Ukrainians of different political leanings banded together. “The general reaction was, ‘We don’t know what Ukraine is. We don’t know if it is European, or something else. There are a lot of things we don’t know. But what we do know is that we don’t kill each other,’” she said.
With a cloud of unknowns hanging over the political future of Ukraine, Eppinger has heard from friends, before the invasion and Russian annexation of Crimea, that they were encouraged at a chance of a new start of sorts.
“It’s a very mixed sense. Some of it is starting from scratch. A lot of Ukrainians feel energized by that,” Eppinger said. “There is not a strong sense in the last five or 10 years that the system had been serving its citizens very well. They have a shot at trying to learn some lessons and restructuring at least the political governance. There is a thorough sense that they are done with corruption and want to have clean and transparent governance.”

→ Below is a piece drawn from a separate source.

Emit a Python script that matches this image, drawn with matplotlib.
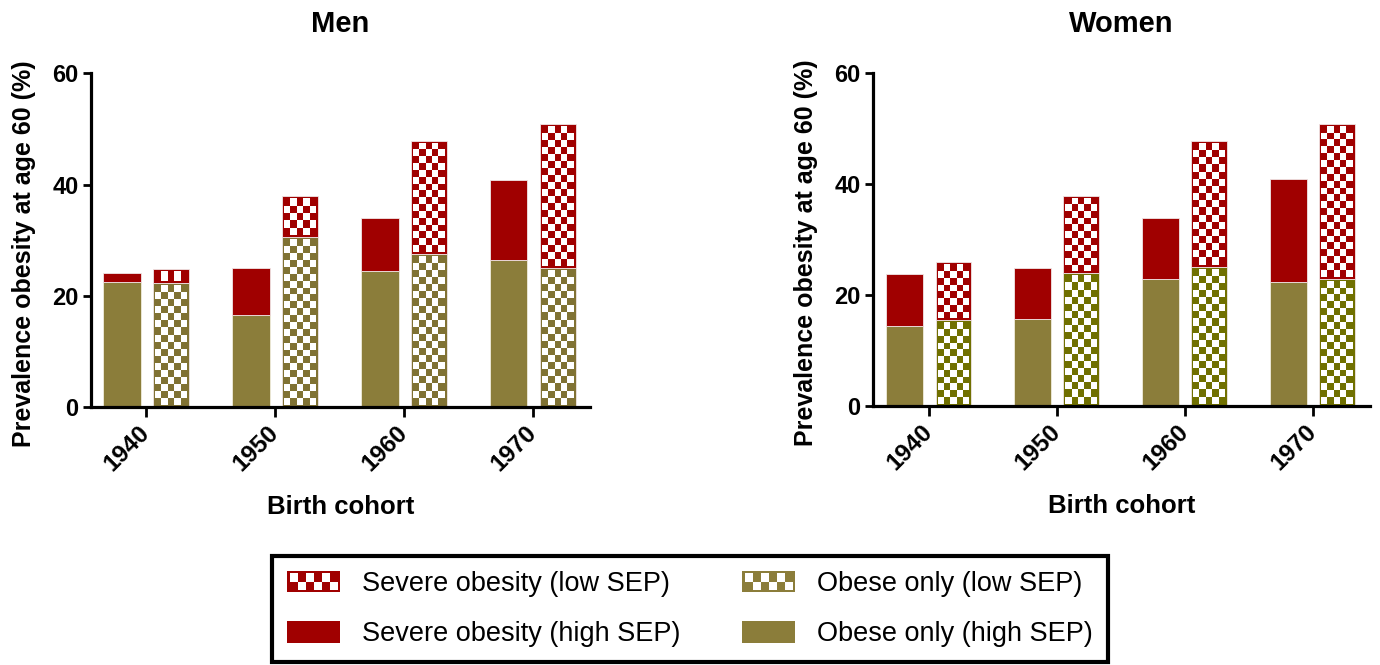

Since the invasion and annexation of Crimea, however, the mood in Kyiv is serious. Russian troops are massed along Ukraine's eastern and southwestern borders and the future military intentions of the Russian government towards Ukraine are unclear. With the invasion of Crimea, Ukraine lost one-third of its southern coastline in the span of two weeks. Hope, however, is not lost. Ukrainians are optimistic their new government can stabilize the internal situation and win citizens' confidence in spite of catastrophe and further external threat.
"The situation remains unbelievably fluid," Eppinger said. "I need the tools of all of my academic training, in law and in anthropology, as well as my diplomatic experience, to make sense of what's evolving in Ukraine and what it means for Europe, for Ukrainians, and us."
Eppinger recently provided commentary to St. Louis Public Radio regarding the situation in Ukraine.